Czech movie posters are considered to be one of the most important artistic events of applied arts in Europe. A unique sensibility that has challenged for three decades the conventions prevailing in the rest of Europe. Czech artists used their own resources when creating the posters advertising the releases in local movie theatres.

Posters were usually made using the traditional expression tools (pictures of the cast, big titles, illustrative or descriptive art, frames from the film, etc) coming from Hollywood. For over thirty years (1959-1989) in Czechoslovakia renowned graphic artists created works where they did not hesitate to experiment and work with modern expression tools. Creators used such techniques as collage, photomontage, extractions, assembling. They were inspired by informal art, pop art and modern photography. They were also quite inventive when using typography in titles. They glued and set in different layers, one atop the other, the letters and pictures cut from books, magazines, anatomy atlas or maps. In their works they took advantage and used their experience in graphic arts and book illustration.

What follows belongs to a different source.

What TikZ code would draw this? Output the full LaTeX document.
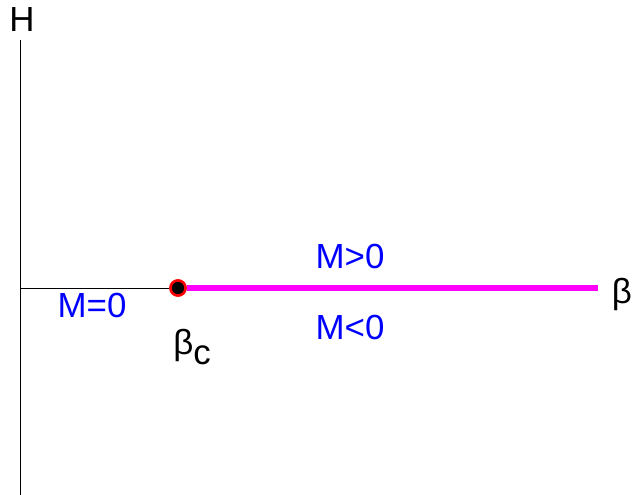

For many, working on movie posters was the only way to make a living. There was no art market, it was difficult to set up an exhibit and movie posters became gradually the main way of presenting their works to the audience. Creators had no limitation as to what the poster could be like, so, to a certain extent, they had great freedom to create it.

The situation became certainly more complicated in the 70's and 80's, but censorship intervened only in ideological aspects. Posters could not include, for example, flags of the Western countries or skulls, but censors were not interested in the expressive elements. Plastic artists had, hence and except for some small restrictions, their hands free when creating the posters. Often graphic sheets comparable to the authors' free creation came to light. That's how this unique trend in plastic arts in the world and called Czechoslovak movie poster came to be.

Some of the films whose posters are exhibited are The Exterminating Angel (1963) by Luis Buñuel, Carmen (1985) de Carlos Saura, El abuelo tiene un plan (1975) de Pedro Lazaga, La regenta (1976) by Gonzalo Suárez and The Power of Desire (1977) by Juan Antonio Bardem, among others.